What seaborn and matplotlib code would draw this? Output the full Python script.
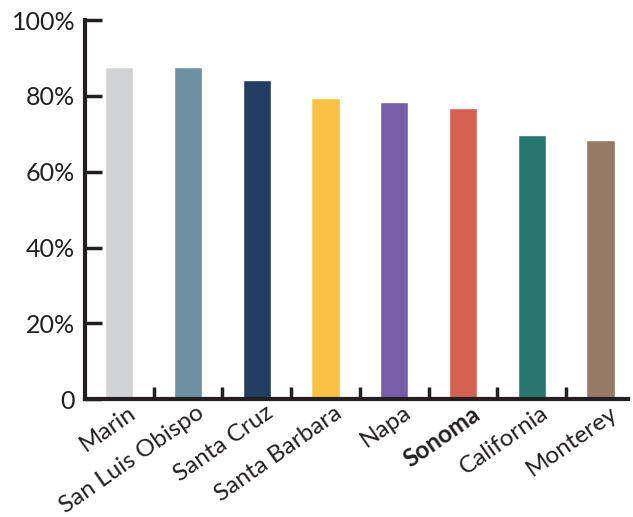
import pandas as pd
import seaborn as sns
import matplotlib.pyplot as plt

# values
counties = ['Marin', 'San Luis Obispo', 'Santa Cruz', 'Santa Barbara',
            'Napa', 'Sonoma', 'California', 'Monterey']
shares = [87.7, 87.7, 84.3, 79.5, 78.5, 76.9, 69.8, 68.4]
bar_colors = ['#d1d3d4', '#6d8fa2', '#233d64', '#fbc147',
              '#765ea8', '#d66150', '#287670', '#967a65']
y_ticks = [0, 20, 40, 60, 80, 100]
y_labels = ['0', '20%', '40%', '60%', '80%', '100%']

sns.set_style('white')
plt.rcParams['font.family'] = ['Lato', 'DejaVu Sans']

data = pd.DataFrame({'county': counties, 'share': shares})

fig, ax = plt.subplots(figsize=(6.33, 5.17), dpi=100)
sns.barplot(data=data, x='county', y='share', hue='county',
            palette=bar_colors, width=0.41, legend=False, ax=ax,
            saturation=1)

ax.set_xlim(-0.5, 7.4)
ax.set_ylim(0, 100)
ax.set_xlabel('')
ax.set_ylabel('')

# ticks sit between the bars on the x axis, labels a bit right of centre
ax.set_xticks([i + 0.5 for i in range(len(counties) - 1)])
ax.set_xticklabels([])
ax.set_xticks([i + 0.12 for i in range(len(counties))], minor=True)
ax.set_xticklabels(counties, minor=True, rotation=35, ha='right',
                   rotation_mode='anchor', fontsize=17.5, color='#231f20')
for lab in ax.get_xticklabels(minor=True):
    if lab.get_text() == 'Sonoma':
        lab.set_fontweight('bold')
ax.tick_params(axis='x', which='minor', bottom=True, length=0, pad=2)
ax.tick_params(axis='x', which='major', bottom=True, direction='in',
               length=9, width=2.5, color='#231f20')

ax.set_yticks(y_ticks)
ax.set_yticklabels(y_labels, fontsize=18, color='#231f20')
ax.tick_params(axis='y', left=True, direction='in', length=12, width=2.5,
               color='#231f20', pad=7)

sns.despine(ax=ax)
for side in ['left', 'bottom']:
    ax.spines[side].set_linewidth(3)
    ax.spines[side].set_color('#231f20')

plt.subplots_adjust(left=0.134, right=0.992, top=0.961, bottom=0.228)
plt.savefig('out.png', dpi=100)
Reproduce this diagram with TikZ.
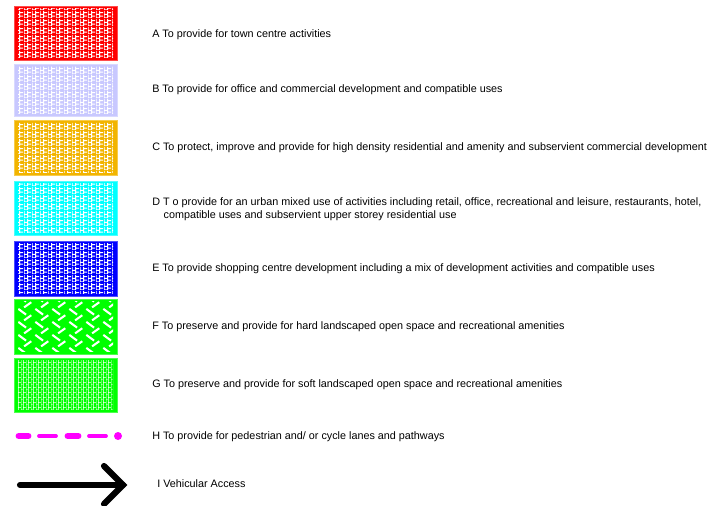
\documentclass[tikz,border=0pt]{standalone}
\usepackage{fontspec}
\setmainfont{Liberation Sans}
\usetikzlibrary{patterns}

\definecolor{zoneA}{RGB}{255,0,0}
\definecolor{zoneB}{RGB}{200,200,255}
\definecolor{zoneC}{RGB}{242,180,0}
\definecolor{zoneD}{RGB}{0,255,255}
\definecolor{zoneE}{RGB}{0,0,255}
\definecolor{zoneF}{RGB}{0,255,0}
\definecolor{zoneG}{RGB}{0,255,0}
\definecolor{pathpink}{RGB}{255,0,255}

% brick grid for the zone boxes
\pgfdeclarepatternformonly{brickgrid}{\pgfpointorigin}{\pgfqpoint{6pt}{6pt}}{\pgfqpoint{6pt}{6pt}}{
  \pgfsetlinewidth{0.85pt}
  \pgfpathmoveto{\pgfqpoint{0pt}{0pt}}\pgfpathlineto{\pgfqpoint{0pt}{6pt}}
  \pgfpathmoveto{\pgfqpoint{3pt}{0pt}}\pgfpathlineto{\pgfqpoint{3pt}{6pt}}
  \pgfpathmoveto{\pgfqpoint{0pt}{0pt}}\pgfpathlineto{\pgfqpoint{3pt}{0pt}}
  \pgfpathmoveto{\pgfqpoint{0pt}{3pt}}\pgfpathlineto{\pgfqpoint{3pt}{3pt}}
  \pgfpathmoveto{\pgfqpoint{3pt}{1.5pt}}\pgfpathlineto{\pgfqpoint{6pt}{1.5pt}}
  \pgfpathmoveto{\pgfqpoint{3pt}{4.5pt}}\pgfpathlineto{\pgfqpoint{6pt}{4.5pt}}
  \pgfusepath{stroke}
}
% finer grid for soft landscape
\pgfdeclarepatternformonly{finegrid}{\pgfpointorigin}{\pgfqpoint{4pt}{4pt}}{\pgfqpoint{4pt}{4pt}}{
  \pgfsetlinewidth{0.55pt}
  \pgfpathmoveto{\pgfqpoint{0pt}{0pt}}\pgfpathlineto{\pgfqpoint{0pt}{4pt}}
  \pgfpathmoveto{\pgfqpoint{2pt}{0pt}}\pgfpathlineto{\pgfqpoint{2pt}{4pt}}
  \pgfpathmoveto{\pgfqpoint{0pt}{0pt}}\pgfpathlineto{\pgfqpoint{2pt}{0pt}}
  \pgfpathmoveto{\pgfqpoint{2pt}{2pt}}\pgfpathlineto{\pgfqpoint{4pt}{2pt}}
  \pgfusepath{stroke}
}
% stepped diagonals for hard landscape
\pgfdeclarepatternformonly{herring}{\pgfpointorigin}{\pgfqpoint{13pt}{10pt}}{\pgfqpoint{13pt}{10pt}}{
  \pgfsetlinewidth{1.6pt}
  \pgfpathmoveto{\pgfqpoint{1pt}{9.5pt}}\pgfpathlineto{\pgfqpoint{7pt}{5pt}}
  \pgfpathmoveto{\pgfqpoint{5.5pt}{0.5pt}}\pgfpathlineto{\pgfqpoint{11pt}{4.5pt}}
  \pgfusepath{stroke}
}

\tikzset{
  legendtext/.style={anchor=west, font=\fontsize{8.1}{9.6}\selectfont, inner sep=0pt, align=left},
  zonebox/.style={fill=#1, draw=#1!70!white, line width=0.4pt},
  bigdash/.style={pathpink, line width=5.2pt, line cap=round},
  smalldash/.style={pathpink, line width=2.8pt, line cap=round},
}

\begin{document}
\begin{tikzpicture}[x=0.75pt, y=-0.75pt]
  \useasboundingbox (0,0) rectangle (715,506);

  % zone boxes with their patterns
  \foreach \id/\col/\pat/\top/\bot in {A/zoneA/brickgrid/6/60, B/zoneB/brickgrid/64/116,
      C/zoneC/brickgrid/120/175, D/zoneD/brickgrid/181/235, E/zoneE/brickgrid/241/296,
      F/zoneF/herring/299/354, G/zoneG/finegrid/358/412} {
    \node[zonebox=\col, minimum width=77pt, minimum height={(\bot-\top)*0.75pt}, inner sep=0pt, anchor=north west]
      (box\id) at (14,\top) {};
    \fill[pattern=\pat, pattern color=white] ([shift={(4,3)}]box\id.north west) rectangle ([shift={(-4,-3)}]box\id.south east);
  }

  % labels
  \node[legendtext] (textA) at (152,35) {A To provide for town centre activities};
  \node[legendtext] (textB) at (152,90) {B To provide for office and commercial development and compatible uses};
  \node[legendtext] (textC) at (152,148) {C To protect, improve and provide for high density residential and amenity and subservient commercial development};
  \node[legendtext] (textD) at (152,209) {D T o provide for an urban mixed use of activities including retail, office, recreational and leisure, restaurants, hotel,\\
    \hspace*{1.05em}compatible uses and subservient upper storey residential use};
  \node[legendtext] (textE) at (152,269) {E To provide shopping centre development including a mix of development activities and compatible uses};
  \node[legendtext] (textF) at (152,327) {F To preserve and provide for hard landscaped open space and recreational amenities};
  \node[legendtext] (textG) at (152,385) {G To preserve and provide for soft landscaped open space and recreational amenities};
  \node[legendtext] (textH) at (152,437) {H To provide for pedestrian and/ or cycle lanes and pathways};
  \node[legendtext] (textI) at (157,484) {I Vehicular Access};

  % pedestrian / cycle line
  \draw[bigdash] (19,436) -- (28,436);
  \draw[smalldash] (39,436) -- (56,436);
  \draw[bigdash] (68,436) -- (78,436);
  \draw[smalldash] (89,436) -- (106,436);
  \fill[pathpink] (118,436) circle (4);

  % vehicular access arrow
  \coordinate (arrowtail) at (20,485);
  \coordinate (arrowtip) at (123,485);
  \draw[line width=4.6pt, line cap=round, line join=round] (arrowtail) -- (arrowtip);
  \draw[line width=4.6pt, line cap=round, line join=miter] (104,466) -- (arrowtip) -- (104,504);
\end{tikzpicture}
\end{document}
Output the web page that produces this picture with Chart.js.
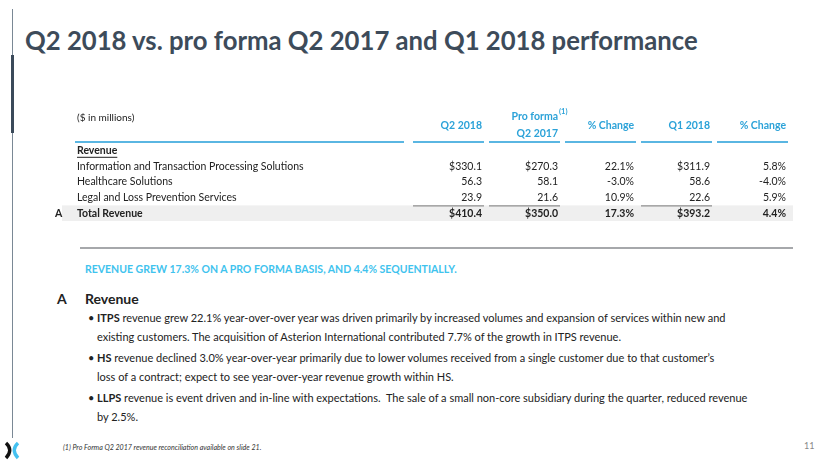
<!DOCTYPE html>
<html lang="en">
<head>
    <meta charset="UTF-8">
    <title>Q2 2018 vs. pro forma Q2 2017 and Q1 2018 performance</title>
    <script src="https://cdn.jsdelivr.net/npm/chart.js"></script>
    <style>
        html, body { margin: 0; padding: 0; background: #fff; }
        body { width: 830px; height: 467px; position: relative; overflow: hidden; font-family: Lato, "Open Sans", sans-serif; color: #222; }
        .abs { position: absolute; white-space: nowrap; }
        #title { left: 25px; top: 25px; font-size: 25.7px; font-weight: bold; color: #3d4b5a; }
        #railThin { left: 12px; top: 9px; width: 1px; height: 429px; background: #7a8895; }
        #railThick { left: 11px; top: 55px; width: 3px; height: 78px; background: #3b4a5a; }
        #sep { left: 80px; top: 247px; width: 713px; height: 2px; background: #a6a8ab; }
        #headline { left: 85px; top: 263px; font-size: 10.5px; font-weight: bold; color: #3fc3ee; }
        #secA { left: 57px; top: 290px; font-size: 14px; font-weight: bold; }
        #secRev { left: 85px; top: 290px; font-size: 14px; font-weight: bold; }
        .ln { left: 97px; font-size: 11px; }
        .dot { left: 88px; font-size: 11px; }
        #foot { left: 63px; top: 443px; font-size: 7.1px; font-style: italic; color: #333; }
        #page { left: 804px; top: 440px; font-size: 9px; color: #888; }
        #tbl { position: absolute; left: 0; top: 100px; }
    </style>
</head>
<body>
    <div id="railThin" class="abs"></div>
    <div id="railThick" class="abs"></div>
    <div id="title" class="abs">Q2 2018 vs. pro forma Q2 2017 and Q1 2018 performance</div>

    <canvas id="tbl" width="830" height="125"></canvas>

    <div id="sep" class="abs"></div>
    <div id="headline" class="abs">REVENUE GREW 17.3% ON A PRO FORMA BASIS, AND 4.4% SEQUENTIALLY.</div>
    <div id="secA" class="abs">A</div>
    <div id="secRev" class="abs">Revenue</div>

    <div class="abs dot" style="top:311px">•</div>
    <div class="abs ln" style="top:311px"><b>ITPS</b> revenue grew 22.1% year-over-over year was driven primarily by increased volumes and expansion of services within new and</div>
    <div class="abs ln" style="top:330px">existing customers. The acquisition of Asterion International contributed 7.7% of the growth in ITPS revenue.</div>
    <div class="abs dot" style="top:351px">•</div>
    <div class="abs ln" style="top:351px"><b>HS</b> revenue declined 3.0% year-over-year primarily due to lower volumes received from a single customer due to that customer’s</div>
    <div class="abs ln" style="top:370px">loss of a contract; expect to see year-over-year revenue growth within HS.</div>
    <div class="abs dot" style="top:391px">•</div>
    <div class="abs ln" style="top:391px"><b>LLPS</b> revenue is event driven and in-line with expectations.&nbsp; The sale of a small non-core subsidiary during the quarter, reduced revenue</div>
    <div class="abs ln" style="top:410px">by 2.5%.</div>

    <svg class="abs" style="left:0;top:437px" width="24" height="26">
        <path d="M6 6 Q13.5 13 6 21" stroke="#111" stroke-width="3.4" fill="none"/>
        <path d="M18 6 Q10.5 13 18 21" stroke="#45c1f0" stroke-width="3.4" fill="none"/>
    </svg>
    <div id="foot" class="abs">(1) Pro Forma Q2 2017 revenue reconciliation available on slide 21.</div>
    <div id="page" class="abs">11</div>

    <script>
        // table data
        const rowLabels = ['Revenue', 'Information and Transaction Processing Solutions', 'Healthcare Solutions', 'Legal and Loss Prevention Services', 'Total Revenue'];
        const columns = ['Q2 2018', 'Pro forma Q2 2017', '% Change', 'Q1 2018', '% Change'];
        const q2_2018 = [null, 330.1, 56.3, 23.9, 410.4];
        const proForma2017 = [null, 270.3, 58.1, 21.6, 350.0];
        const changeYoY = [null, 22.1, -3.0, 10.9, 17.3];
        const q1_2018 = [null, 311.9, 58.6, 22.6, 393.2];
        const changeSeq = [null, 5.8, -4.0, 5.9, 4.4];

        const seriesList = [q2_2018, proForma2017, changeYoY, q1_2018, changeSeq];
        const isPct = [false, false, true, false, true];
        const totalRow = rowLabels.length - 1;

        const BLUE = '#2ba2d8';
        const LINE_BLUE = '#5ab6e2';

        function fmt(v, col, row) {
            if (isPct[col]) return v.toFixed(1) + '%';
            let s = v.toFixed(1);
            if (row === 1 || row === totalRow) s = '$' + s;
            return s;
        }

        const tablePlugin = {
            id: 'tablePlugin',
            beforeDatasetsDraw(chart) {
                const ctx = chart.ctx;
                const x = chart.scales.x, y = chart.scales.y;
                const colW = x.getPixelForValue(1) - x.getPixelForValue(0);
                const rowH = y.getPixelForValue(1) - y.getPixelForValue(0);
                const totTop = y.getPixelForValue(totalRow) - rowH / 2;
                ctx.save();
                // shaded total row
                ctx.fillStyle = '#efefef';
                ctx.fillRect(62, totTop, 731, rowH);
                // subtotal rules above dollar columns
                ctx.strokeStyle = '#777';
                ctx.lineWidth = 1;
                columns.forEach((c, i) => {
                    if (isPct[i]) return;
                    const cx = x.getPixelForValue(i);
                    ctx.beginPath();
                    ctx.moveTo(cx - colW / 2 + 5, totTop + 0.5);
                    ctx.lineTo(cx + colW / 2, totTop + 0.5);
                    ctx.stroke();
                });
                // header underlines
                ctx.strokeStyle = LINE_BLUE;
                ctx.lineWidth = 2;
                const uy = chart.chartArea.top - 1;
                ctx.beginPath();
                ctx.moveTo(75, uy);
                ctx.lineTo(404, uy);
                columns.forEach((c, i) => {
                    const cx = x.getPixelForValue(i);
                    ctx.moveTo(cx - colW / 2 + 5, uy);
                    ctx.lineTo(cx + colW / 2, uy);
                });
                ctx.stroke();
                ctx.restore();
            },
            afterDatasetsDraw(chart) {
                const ctx = chart.ctx;
                const x = chart.scales.x, y = chart.scales.y;
                const colW = x.getPixelForValue(1) - x.getPixelForValue(0);
                ctx.save();
                ctx.textBaseline = 'middle';

                // header
                ctx.fillStyle = '#222';
                ctx.font = '10px Lato';
                ctx.textAlign = 'left';
                ctx.fillText('($ in millions)', 77, 18);
                ctx.fillStyle = BLUE;
                ctx.font = 'bold 10.5px Lato';
                ctx.textAlign = 'right';
                columns.forEach((c, i) => {
                    const rx = x.getPixelForValue(i) + colW / 2 - 2;
                    if (c.startsWith('Pro forma')) {
                        ctx.fillText('Pro forma', rx, 17);
                        ctx.fillText('Q2 2017', rx, 34);
                        ctx.font = 'bold 7.5px Lato';
                        ctx.textAlign = 'left';
                        ctx.fillText('(1)', rx + 1, 12);
                        ctx.font = 'bold 10.5px Lato';
                        ctx.textAlign = 'right';
                    } else {
                        ctx.fillText(c, rx, 26);
                    }
                });

                // row labels
                ctx.fillStyle = '#222';
                ctx.textAlign = 'left';
                rowLabels.forEach((lab, r) => {
                    const py = y.getPixelForValue(r);
                    const bold = r === 0 || r === totalRow;
                    ctx.font = (bold ? 'bold ' : '') + '10.5px Lato';
                    ctx.fillText(lab, 77, py);
                    if (r === 0) {
                        const w = ctx.measureText(lab).width;
                        ctx.fillRect(77, py + 6, w, 1);
                    }
                });
                ctx.font = 'bold 10.5px Lato';
                ctx.fillText('A', 55, y.getPixelForValue(totalRow));

                // cell values at dataset point positions
                ctx.textAlign = 'right';
                chart.data.datasets.forEach((ds, di) => {
                    const meta = chart.getDatasetMeta(di);
                    meta.data.forEach((pt, k) => {
                        const d = ds.data[k];
                        if (d.v === null) return;
                        ctx.font = (d.y === totalRow ? 'bold ' : '') + '10.5px Lato';
                        ctx.fillText(fmt(d.v, di, d.y), pt.x + colW / 2 - 2, pt.y);
                    });
                });
                ctx.restore();
            }
        };

        new Chart(document.getElementById('tbl').getContext('2d'), {
            type: 'scatter',
            data: {
                datasets: seriesList.map((vals, ci) => ({
                    label: columns[ci],
                    data: vals.map((v, ri) => ({ x: ci, y: ri, v: v })),
                    pointRadius: 0,
                    pointHoverRadius: 0
                }))
            },
            options: {
                responsive: false,
                animation: false,
                devicePixelRatio: 1,
                layout: { padding: { left: 408, right: 42, top: 43, bottom: 4 } },
                plugins: { legend: { display: false }, tooltip: { enabled: false } },
                events: [],
                scales: {
                    x: { type: 'category', labels: columns.map((c, i) => i), offset: true, display: false },
                    y: { type: 'category', labels: rowLabels, offset: true, display: false }
                }
            },
            plugins: [tablePlugin]
        });
    </script>
</body>
</html>
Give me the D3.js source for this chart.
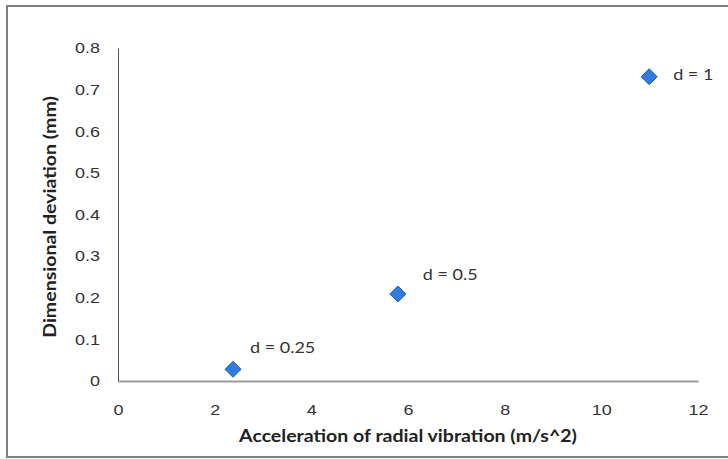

# # #

Exercise requirements:
Transcribe the entries from their first line to the line that holds "saturation=1)", both included, and skip every picture.

Answer to this problem:
What seaborn and matplotlib code would draw this? Output the full Python script.
import pandas as pd
import seaborn as sns
import matplotlib.pyplot as plt

# values
counties = ['Marin', 'San Luis Obispo', 'Santa Cruz', 'Santa Barbara',
            'Napa', 'Sonoma', 'California', 'Monterey']
shares = [87.7, 87.7, 84.3, 79.5, 78.5, 76.9, 69.8, 68.4]
bar_colors = ['#d1d3d4', '#6d8fa2', '#233d64', '#fbc147',
              '#765ea8', '#d66150', '#287670', '#967a65']
y_ticks = [0, 20, 40, 60, 80, 100]
y_labels = ['0', '20%', '40%', '60%', '80%', '100%']

sns.set_style('white')
plt.rcParams['font.family'] = ['Lato', 'DejaVu Sans']

data = pd.DataFrame({'county': counties, 'share': shares})

fig, ax = plt.subplots(figsize=(6.33, 5.17), dpi=100)
sns.barplot(data=data, x='county', y='share', hue='county',
            palette=bar_colors, width=0.41, legend=False, ax=ax,
            saturation=1)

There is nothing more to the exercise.